For someone who have US$300 and wanted to buy a flagship smartphone, the brand new Galaxy S20 is out of option, but the refurbished Galaxy S8 will be a good purchase, because at the end of the day a flagship will always be a flagship.

The extremely cheap price of refurbished smartphones is what you pay for the outdated specs, which most of the time are not that bad.

3. Software

What you pay for is what you get - this goes for the software too. You can't expect three years old smartphones to have up-to-date software (excluding iPhones of course ☺).

This is why most people prefer to buy a brand new phone because the software will be up-to-date compared to the refurbished one. Using a phone with an outdated software can be risky as it can be exploited by hackers.

Android is the most used mobile operating system in the world, but even that, some phone manufacturers only provide two major updates and security updates for two years.

After two years, these Android phones will no longer receive updates, which makes them vulnerable to attack - these are the phones that are sold as refurbished.

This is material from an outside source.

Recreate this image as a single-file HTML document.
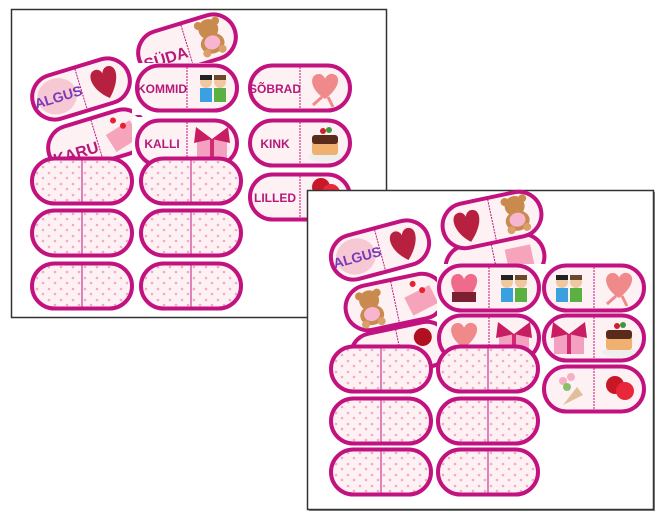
<!DOCTYPE html>
<html><head><meta charset="utf-8"><style>
html,body{margin:0;padding:0;background:#fff;width:663px;height:516px;overflow:hidden}
svg text{font-family:"Liberation Sans",sans-serif;font-weight:bold}
</style></head><body>
<svg width="663" height="516" viewBox="0 0 663 516" xmlns="http://www.w3.org/2000/svg">
<defs>
<pattern id="dots" width="12" height="11" patternUnits="userSpaceOnUse">
<rect width="12" height="11" fill="#fdf1f4"/>
<circle cx="3" cy="3" r="1.3" fill="#f4a9c4"/><circle cx="9" cy="8" r="1.3" fill="#f4a9c4"/>
</pattern>
<g id="pill"><rect x="-50" y="-22.5" width="100" height="45" rx="22.5" fill="#fdf1f4" stroke="#c1127f" stroke-width="4"/><line x1="0" y1="-21" x2="0" y2="21" stroke="#c1127f" stroke-width="1" stroke-dasharray="2 1"/></g>
<g id="blank"><rect x="-50" y="-22.5" width="100" height="45" rx="22.5" fill="url(#dots)" stroke="#c1127f" stroke-width="4"/><line x1="0" y1="-21" x2="0" y2="21" stroke="#c1127f" stroke-width="1"/></g>
<g id="heart"><path d="M0,17 C-16,4 -16,-14 -6,-14 C-2,-14 0,-10 0,-8 C0,-10 3,-15 8,-14 C17,-12 14,4 0,17Z" fill="#b8203f"/></g>
<g id="bear"><circle cx="-9" cy="-13" r="4" fill="#c98a4e"/><circle cx="9" cy="-13" r="4" fill="#c98a4e"/><circle cx="0" cy="-7" r="10" fill="#c98a4e"/><ellipse cx="0" cy="8" rx="12" ry="10" fill="#c98a4e"/><ellipse cx="0" cy="7" rx="8" ry="7" fill="#f7b5cf"/><circle cx="-8" cy="16" r="4" fill="#d9a06a"/><circle cx="8" cy="16" r="4" fill="#d9a06a"/></g>
<g id="boys"><circle cx="-7" cy="-9" r="6" fill="#f0c8a0"/><rect x="-13" y="-16" width="12" height="5" fill="#222"/><rect x="-13" y="-3" width="12" height="14" fill="#3aa0e0"/><circle cx="7" cy="-9" r="6" fill="#f0c8a0"/><rect x="1" y="-16" width="12" height="5" fill="#6a4a2a"/><rect x="1" y="-3" width="12" height="14" fill="#5ab040"/></g>
<g id="gift"><rect x="-15" y="-4" width="30" height="20" fill="#f4a0c0"/><rect x="-2" y="-4" width="4" height="20" fill="#d02a70"/><path d="M0,-4 L-16,-16 L-18,0Z M0,-4 L16,-16 L18,0Z" fill="#c81d62"/></g>
<g id="cake"><ellipse cx="0" cy="14" rx="17" ry="5" fill="#eee"/><rect x="-13" y="-6" width="26" height="18" rx="3" fill="#f0b070"/><rect x="-13" y="-8" width="26" height="9" rx="3" fill="#5a2a1a"/><circle cx="-2" cy="-12" r="3" fill="#d02030"/><circle cx="4" cy="-13" r="3" fill="#3a9a3a"/></g>
<g id="hchar"><path d="M0,10 C-16,0 -16,-15 -6,-15 C-2,-15 0,-11 0,-10 C0,-11 3,-16 8,-15 C17,-13 14,0 0,10Z" fill="#f08a8a"/><path d="M-3,8 L-12,16 M3,8 L8,18" stroke="#f08a8a" stroke-width="3"/></g>
<g id="box"><path d="M0,14 C-16,2 -16,-14 -6,-14 C-2,-14 0,-10 0,-8 C0,-10 3,-15 8,-14 C17,-12 14,2 0,14Z" fill="#f06a8a"/><rect x="-12" y="4" width="24" height="10" fill="#7a2030"/></g>
<g id="env"><rect x="-14" y="-6" width="28" height="20" fill="#f6a4bc" transform="rotate(-15)"/><circle cx="-4" cy="-14" r="3" fill="#e82030"/><circle cx="4" cy="-6" r="3" fill="#e82030"/></g>
<g id="flowers"><path d="M-6,16 L8,-2 L14,6Z" fill="#e0c09a"/><circle cx="-6" cy="-8" r="4" fill="#f4b0c4"/><circle cx="2" cy="-12" r="4" fill="#f4b0c4"/><circle cx="-2" cy="-2" r="4" fill="#8abf6a"/></g>
<g id="balloon"><circle cx="-4" cy="-4" r="9" fill="#c81828"/><circle cx="6" cy="2" r="9" fill="#e8283a"/></g>
<g id="blob"><ellipse cx="0" cy="0" rx="20" ry="18" fill="#f6c8d4"/></g>
</defs>

<!-- panel 1 -->
<rect x="11.5" y="9.5" width="375" height="308" fill="#fff" stroke="#333" stroke-width="1.5"/>
<g transform="translate(187,45) rotate(-17)"><use href="#pill"/><use href="#bear" x="25" y="-2"/><text x="-24" y="12" font-size="16" fill="#b5197a" text-anchor="middle">SÜDA</text></g>
<g transform="translate(81,89) rotate(-17)"><use href="#pill"/><use href="#blob" x="-25"/><use href="#heart" x="25"/><text x="-24" y="6" font-size="14" fill="#7a3ab8" text-anchor="middle">ALGUS</text></g>
<g transform="translate(97,140) rotate(-17)"><use href="#pill"/><use href="#env" x="25"/><text x="-24" y="12" font-size="16" fill="#b5197a" text-anchor="middle">KARU</text></g>
<rect x="132" y="63" width="112" height="52" fill="#fff"/>
<rect x="132" y="117" width="112" height="40" fill="#fff"/>
<g transform="translate(187,88)"><use href="#pill"/><use href="#boys" x="26" y="3"/><text x="-25" y="5" font-size="12" fill="#b5197a" text-anchor="middle">KOMMID</text></g>
<g transform="translate(300,88)"><use href="#pill"/><use href="#hchar" x="25" y="1"/><text x="-25" y="5" font-size="12" fill="#b5197a" text-anchor="middle">SÕBRAD</text></g>
<g transform="translate(187,143)"><use href="#pill"/><use href="#gift" x="25" y="0"/><text x="-25" y="5" font-size="12" fill="#b5197a" text-anchor="middle">KALLI</text></g>
<g transform="translate(300,143)"><use href="#pill"/><use href="#cake" x="25"/><text x="-25" y="5" font-size="12" fill="#b5197a" text-anchor="middle">KINK</text></g>
<g transform="translate(300,197)"><use href="#pill"/><use href="#balloon" x="25" y="-6"/><text x="-25" y="5" font-size="12" fill="#b5197a" text-anchor="middle">LILLED</text></g>
<use href="#blank" x="82" y="181"/><use href="#blank" x="191" y="181"/>
<use href="#blank" x="82" y="233"/><use href="#blank" x="191" y="233"/>
<use href="#blank" x="82" y="286"/><use href="#blank" x="191" y="286"/>

<!-- panel 2 -->
<rect x="309" y="192" width="346" height="319" fill="#888"/>
<rect x="307.5" y="190.5" width="346" height="319" fill="#fff" stroke="#333" stroke-width="1.5"/>
<g transform="translate(495,262) rotate(-12)"><use href="#pill"/><rect x="12" y="-10" width="26" height="20" fill="#f6a4bc"/></g>
<g transform="translate(492,220) rotate(-12)"><use href="#pill"/><use href="#heart" x="-25"/><use href="#bear" x="25" y="-2"/></g>
<g transform="translate(380,250) rotate(-15)"><use href="#pill"/><use href="#blob" x="-25"/><use href="#heart" x="25"/><text x="-24" y="6" font-size="14" fill="#7a3ab8" text-anchor="middle">ALGUS</text></g>
<g transform="translate(400,350) rotate(-12)"><use href="#pill"/><circle cx="25" cy="-8" r="9" fill="#b01020"/></g>
<g transform="translate(395,302) rotate(-12)"><use href="#pill"/><use href="#bear" x="-25"/><use href="#env" x="25"/></g>
<rect x="437" y="264" width="108" height="50" fill="#fff"/>
<rect x="437" y="314" width="108" height="30" fill="#fff"/>
<g transform="translate(489,288)"><use href="#pill"/><use href="#box" x="-25"/><use href="#boys" x="25" y="3"/></g>
<g transform="translate(594,288)"><use href="#pill"/><use href="#boys" x="-25" y="3"/><use href="#hchar" x="25"/></g>
<g transform="translate(489,338)"><use href="#pill"/><use href="#hchar" x="-25"/><use href="#gift" x="25"/></g>
<g transform="translate(594,338)"><use href="#pill"/><use href="#gift" x="-25"/><use href="#cake" x="25"/></g>
<g transform="translate(594,389)"><use href="#pill"/><use href="#flowers" x="-25"/><use href="#balloon" x="25"/></g>
<use href="#blank" x="381" y="369"/><use href="#blank" x="488" y="369"/>
<use href="#blank" x="381" y="421"/><use href="#blank" x="488" y="421"/>
<use href="#blank" x="381" y="472"/><use href="#blank" x="488" y="472"/>
</svg>
</body></html>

Security and safety are not guaranteed for refurbished smartphones.

4. Warranty

Brand new smartphones come with manufacturer's warranty, while refurbished does not. Although, if you purchase a refurbished phone at certain outlets like Amazon and eBay, the seller may accept refunds and can even give three months warranty.

However, sellers warranty cannot be compared to manufacturer's warranty because the later cover every single aspect of the product, while the former does not.

5. Defect

Refurbished smartphones can be defective. They may have scratches and some of their features may not work because they are not entirely brand new; they have been used by someone and repackaged before they are sold. It mostly depend on luck to get a refurbished phone that is clean and 100% functional.

I remember purchasing a refurbished HTC One Max some years ago just to found out two months later that the IR sensor is not working. I un-coupled it and found the IR sensor missing in the socket.

The defect can be battery, screen (OLED burn-in), speaker, or anything else. Brand new smartphones rarely have defects, and if there are any you can return them to the manufacturer and collect new ones if they are still under warranty.

6. Reliability

Brand new phones are more reliable because they are completely new and haven't been used at all, unlike refurbished phones. As a buyer, you can be rest assured that the new phone will be fully functional and will do exactly what it is built to do—that cannot be said about refurbished phones.

The price you pay for a brand new phone include not just the specs, but also the reliability and the trustworthiness of the product.

All in all, refurbished smartphones are not necessarily bad. They are a lot cheaper and are more affordable for anyone to buy.  Moreover, they offer good specs.

Brand new smartphones, however, are more reliable, have superb warranty, and have lesser tendency to be defective. If price is not an issue, go for a brand new smartphone. If it is, a refurbished one will also serve you well.